Notably, the official leniency programme of the FCO applies only to horizontal cartel offences between competitors. However, the FCO can, as part of its legal discretion, reduce fines for cooperative companies also in cases of vertical cartel law infringements across different levels of the value or distribution chain. This can even eliminate the fine. A recent example of a fine being eliminated can be found in the already mentioned ‘vertical case’, where the FCO did not impose fines for some companies that cooperated during the procedure. The FCO underlined that it has discretion regarding the scope of its investigations and that cooperation in vertical cases is possible and could mitigate the fine or even lead to immunity. Hence, at least factually some sort of leniency programme also exists in vertical cases – although it comes with substantially more uncertainties than the actual leniency programme in horizontal cases. In particular, companies willing to cooperate could not be certain which benefits they would get from such cooperation or, for that matter, if there would be any benefits at all.

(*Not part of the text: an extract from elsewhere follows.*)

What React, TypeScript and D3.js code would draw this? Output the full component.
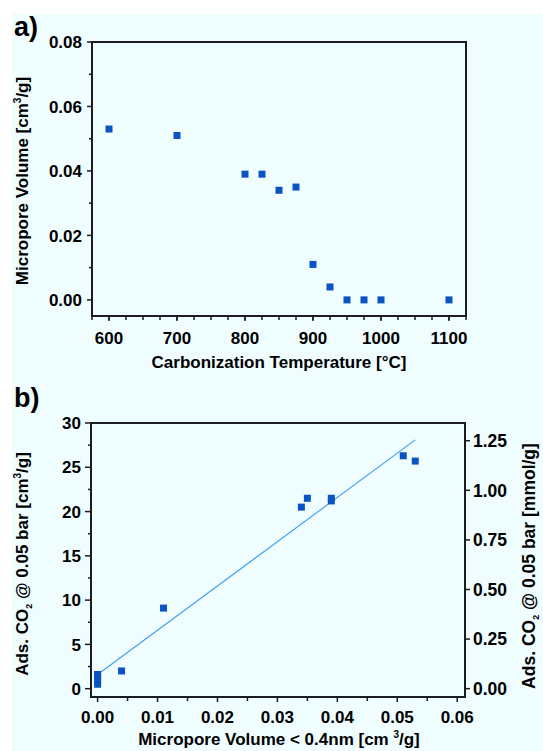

Unrelated to the FCO’s enforcement practice, however, the ever increasing risk of follow-on damages litigation is a factor that has to be considered by clients and counsel before applying for leniency. It must always be borne in mind that the leniency programme only applies to fines. Therefore even a cartel participant who was granted immunity from fines is not exempt from follow-up civil law claims after the FCO’s decision is published. The risk of subsequent damages claims has now substantially increased, as the German legislature has transposed the EU directive on civil damages claims for cartel law infringements into national law. 2018 has certainly confirmed the trend towards more litigation as well as Germany’s status as a popular forum for claimants.

4 What means exist in your jurisdiction to speed up or streamline the authority’s decision-making, and what are your experiences in this regard?

The best (and virtually only) way to streamline the process is to stay responsive throughout the entire proceeding and, if deemed the best option, indicate a willingness to settle the case – which may often occur in addition to the leniency application. A leniency application will usually involve the handing in of the actual application, responding to follow-up questions by the FCO or attending examinations conducted by the authority and then engaging in settlement talks. The FCO is highly interested in settlement solutions as this may significantly reduce the case team’s workload and, from a practical point of view, also the risk of an appeal against the fining decision. As part of the settlement procedure, a cartel member will usually be asked to confirm the facts of the case as perceived by the FCO. If the alleged cartelist agrees, this will not only speed up the process, but will also result in the FCO reducing the fine by 10 per cent. Another advantage for clients confronted with cartel allegations is the fact that the FCO will only draft a decision with basic reasons (ie, the bare minimum of what is required for a fining decision). This can be helpful because an extensive decision with numerous details of the case is an effective tool to be used against cartel participants in subsequent damages litigation. Yet, as already mentioned, these claims are also the reason why cartel participants should be careful when they agree to the facts as presented by the FCO. Based on the new civil damages law, the FCO’s decision proves both the existence and the scope of a cartel law infringement so the facts of the case can no longer be challenged in court.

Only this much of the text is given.